A critica literária de Fernando Pessoa sobre a “Romaria”: elogio ou ironia?
A opinião de Fernando Pessoa sobre a obra e a figura de
Vasco Reis não é pacífica. O autor
da Mensagem
escreveu mesmo sobre A Romaria, livro que tinha ficado à frente daquele no concurso do SPN de 1934. Mas enquanto que no website "Um Fernando Pessoa" se refere que
esta “crítica, honesta e
subtil, parece prova evidente de que [Pessoa] não guardara rancores do prémio
que lhe fora a ele mesmo concedido”, já José Blanco, num ensaio intitulado “A verdade sobre a Mensagem” aponta para o sentido oposto:
E, se Fernando Pessoa ficou por
ventura melindrado com a decisão do júri, vingou-se, com luva branca, do seu
“rival” e co-premiado Vasco Reis, publicando no Diário de Lisboa, de 4 de Janeiro de
1935, uma crítica generosamente elogiosa (como eram, normalmente, as que fazia
aos livros de amigos e conhecidos).
Como em regra acontecia nos seus
escritos de crítica literária, o verdadeiro intuito deste texto era denegrir,
uma vez mais, duas das suas bêtes-noires: a Igreja Católica, em geral, e o
catolicismo português, em particular, a que chamou “meiguice religiosa,
preguiçosamente incerta do em que realmente crê”. O Padre Vasco Reis, escreve
Pessoa, “a quem Deus fez ser franciscano para fins simbólicos – pertence
portuguêsmente a este catolicismo amoroso”. Os louvores à obra seguem depois
destas linhas assassinas...
Deixamos
aqui um fragmento da crítica de Pessoa dirigida à Romaria, para que o leitor
destas linhas possa decidir por si quando ao verdadeiro intuito do poeta:
“Em seu paganismo cristianíssimo,
em seu sobrenaturalismo humano, esse poema é organicamente português.
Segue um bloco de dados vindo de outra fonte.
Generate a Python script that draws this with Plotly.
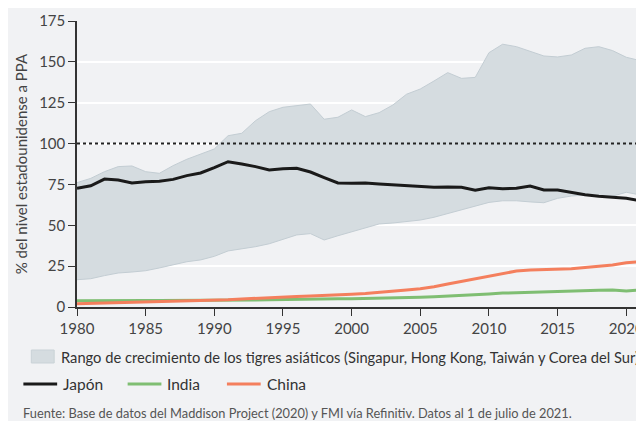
import plotly.graph_objects as go

years = list(range(1980, 2022))

tigres_max = [76.1, 78.7, 82.8, 85.9, 86.3, 82.8, 81.8, 86.5, 90.4, 93.4,
              96.7, 104.8, 106.3, 114.0, 119.5, 122.2, 123.0, 124.2, 114.9, 116.1,
              120.6, 116.5, 118.9, 123.6, 130.2, 133.4, 138.3, 143.4, 139.9, 140.5,
              155.6, 160.8, 159.3, 156.3, 153.6, 153.0, 154.2, 158.3, 159.3, 156.9,
              152.8, 150.8]
tigres_min = [16.7, 17.3, 19.2, 20.8, 21.4, 22.2, 23.9, 25.9, 27.7, 28.8,
              31.0, 34.3, 35.5, 36.9, 38.7, 41.4, 44.1, 44.9, 41.0, 43.6,
              46.1, 48.5, 50.8, 51.4, 52.2, 53.2, 54.9, 57.1, 59.2, 61.4,
              64.0, 65.0, 65.0, 64.3, 63.8, 66.5, 67.9, 68.5, 67.9, 67.8,
              70.2, 68.6]
japon = [72.6, 74.2, 78.3, 77.7, 75.9, 76.7, 76.9, 78.1, 80.4, 82.0,
         85.3, 88.9, 87.5, 85.9, 83.8, 84.6, 84.9, 82.6, 79.2, 75.9,
         75.7, 75.9, 75.3, 74.7, 74.3, 73.6, 73.2, 73.4, 73.2, 71.4,
         73.0, 72.4, 72.6, 74.0, 71.6, 71.6, 70.0, 68.7, 67.7, 67.1,
         66.5, 65.1]
india = [3.9, 4.0, 4.1, 4.2, 4.0, 4.0, 4.0, 4.0, 4.1, 4.2,
         4.2, 4.1, 4.2, 4.3, 4.5, 4.7, 4.9, 5.0, 5.0, 5.1,
         5.1, 5.2, 5.2, 5.4, 5.6, 5.9, 6.2, 6.6, 6.8, 7.3,
         8.0, 8.5, 8.8, 9.0, 9.2, 9.4, 9.8, 10.1, 10.3, 10.4,
         9.8, 10.5]
china = [2.0, 2.2, 2.4, 2.7, 3.0, 3.2, 3.5, 3.8, 4.0, 4.0,
         4.1, 4.4, 4.9, 5.4, 5.8, 6.2, 6.5, 6.8, 7.0, 7.3,
         7.8, 8.3, 8.9, 9.5, 10.4, 11.2, 12.4, 14.1, 15.7, 17.6,
         19.2, 20.8, 22.0, 22.6, 22.8, 23.1, 23.4, 24.1, 24.9, 25.7,
         27.1, 27.7]

x_ticks = list(range(1980, 2021, 5))
y_ticks = list(range(0, 176, 25))

FONT = "Lato"
TXT = "#333333"
BG = "#f1f2f4"
BAND = "#d5dce0"
BAND_EDGE = "#c3cdd3"
C_JP = "#1a1a1a"
C_IN = "#7fbe72"
C_CN = "#f47f5d"

# plot area in page pixels: x 77..644, y 21..307 (width 567, height 286)
def px(xp):
    return (xp - 77) / 567

def py(yp):
    return (307 - yp) / 286

fig = go.Figure()
fig.add_trace(go.Scatter(x=years, y=tigres_min, mode="lines",
                         line=dict(color=BAND_EDGE, width=1), hoverinfo="skip",
                         showlegend=False))
fig.add_trace(go.Scatter(x=years, y=tigres_max, mode="lines", fill="tonexty",
                         fillcolor=BAND, line=dict(color=BAND_EDGE, width=1),
                         showlegend=False))
fig.add_trace(go.Scatter(x=years, y=india, mode="lines",
                         line=dict(color=C_IN, width=3), showlegend=False))
fig.add_trace(go.Scatter(x=years, y=china, mode="lines",
                         line=dict(color=C_CN, width=3), showlegend=False))
fig.add_trace(go.Scatter(x=years, y=japon, mode="lines",
                         line=dict(color=C_JP, width=3), showlegend=False))

# 100% reference line
fig.add_shape(type="line", xref="paper", yref="y", x0=0, x1=1, y0=100, y1=100,
              line=dict(color="#222222", width=2, dash="dot"))

# legend (manual)
fig.add_shape(type="rect", xref="paper", yref="paper",
              x0=px(31), x1=px(54), y0=py(350), y1=py(363),
              fillcolor=BAND, line=dict(color="#c9d2d7", width=1))
fig.add_annotation(xref="paper", yref="paper", x=px(59), y=py(357),
                   xanchor="left", yanchor="middle", showarrow=False,
                   text="Rango de crecimiento de los tigres asiáticos (Singapur, Hong Kong, Taiwán y Corea del Sur)",
                   font=dict(family=FONT, size=14.7, color=TXT))
legend_items = [("Japón", C_JP, 23), ("India", C_IN, 128), ("China", C_CN, 228)]
for name, col, lx in legend_items:
    yy = py(384)
    fig.add_shape(type="line", xref="paper", yref="paper", x0=px(lx), x1=px(lx + 34),
                  y0=yy, y1=yy, line=dict(color=col, width=3))
    fig.add_annotation(xref="paper", yref="paper", x=px(lx + 38), y=yy,
                       xanchor="left", yanchor="middle", showarrow=False, text=name,
                       font=dict(family=FONT, size=15.5, color=TXT))

fig.add_annotation(xref="paper", yref="paper", x=px(21), y=py(413),
                   xanchor="left", yanchor="middle", showarrow=False,
                   text="Fuente: Base de datos del Maddison Project (2020) y FMI vía Refinitiv. Datos al 1 de julio de 2021.",
                   font=dict(family=FONT, size=12.8, color="#555555"))

fig.update_layout(
    width=636, height=413,
    margin=dict(l=69, r=0, t=13, b=114),
    paper_bgcolor=BG, plot_bgcolor=BG,
    font=dict(family=FONT, color=TXT),
    showlegend=False,
    xaxis=dict(range=[1980, 2021], tickvals=x_ticks, ticks="outside", ticklen=7,
               tickcolor="#333333", showline=True, linecolor="#333333", linewidth=1.5,
               showgrid=False, zeroline=False, ticklabeloverflow="allow",
               tickfont=dict(size=15, color="#444444")),
    yaxis=dict(range=[0, 175], tickvals=y_ticks, ticks="outside", ticklen=7,
               tickcolor="#333333", showline=True, linecolor="#333333", linewidth=1.5,
               showgrid=True, gridcolor="white", gridwidth=2, zeroline=False,
               tickfont=dict(size=15, color="#444444"),
               title=dict(text="% del nivel estadounidense a PPA", standoff=8,
                          font=dict(size=15, color="#444444"))),
)

fig.write_html("out.html")
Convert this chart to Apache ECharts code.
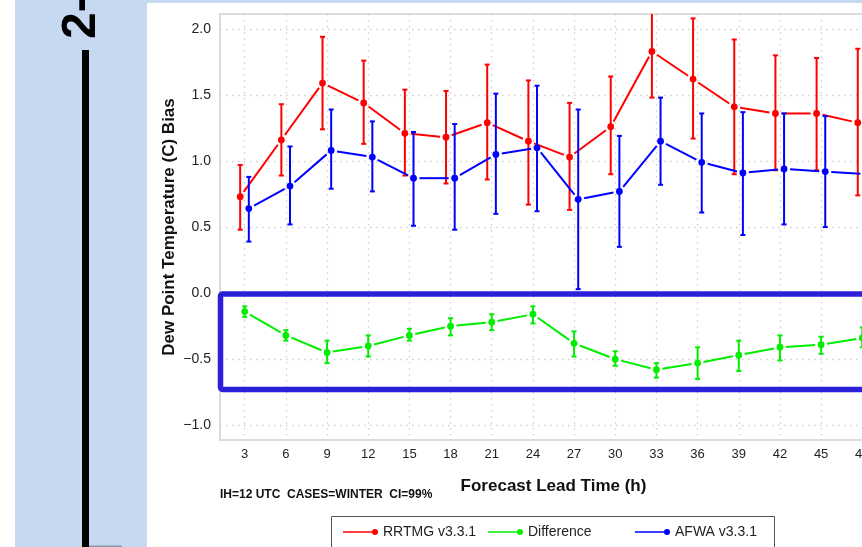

O poema é cristão no sentido
particular de católico e por isso mesmo é pagão.
[...] Entre os portugueses, em
quem, em meu entender a emoção supera a
paixão – e é isto, creio, o que radicalmente, nos distingue dos vários
espanhóis – o catolicismo assume naturalmente o que poderemos chamar o aspecto
franciscano, que é, por assim dizer o aspecto essencialmente emotivo do
cristianismo católico.
[...] O padre Vasco Reis – a quem
Deus fez ser franciscano para fins simbólicos – pertence portguêsmente a este
catolicismo amoroso. O seu livro, fortemente concebido e suavemente realizado,
vive uma atmosfera e ternura e de luz, como uma Hélade de bruma molhada de sol.
Não conheço livro, em prosa ou verso, que interprete tão pagãmente, tão
cistãmente, a alma religiosa de Portugal. E por trás disto tudo paira – fundo
contra que o visível se destaca – qualquer coisa de imprecisamente emblemático,
coordenadamente incerto, com que se comove não propriamente a emoção, mas a
inteligência. Isso, porém, já não é Portugal: é talento.”
PESSOA, Fernando, “A Romaria”, in Apreciações
Literárias. Bosquejos e Esquemas Críticos,
Aveiro, Editora Estante, 1990, p. 41-42. Publicado originalmente in Diário
de Lisboa (Suplemento Literário), Lisboa, 4
de Janeiro de 1935.
Na imagem: cena do filme “Poesia
de Segunda Categoria”. Durante a cerimónia de entrega dos Prémios Literários 1934 do
SPN, António Ferro (interpretado por João Didelet) pede a Cecília Meireles
(interpretada por Diana Costa e Silva) que leia um poema de Vasco Reis.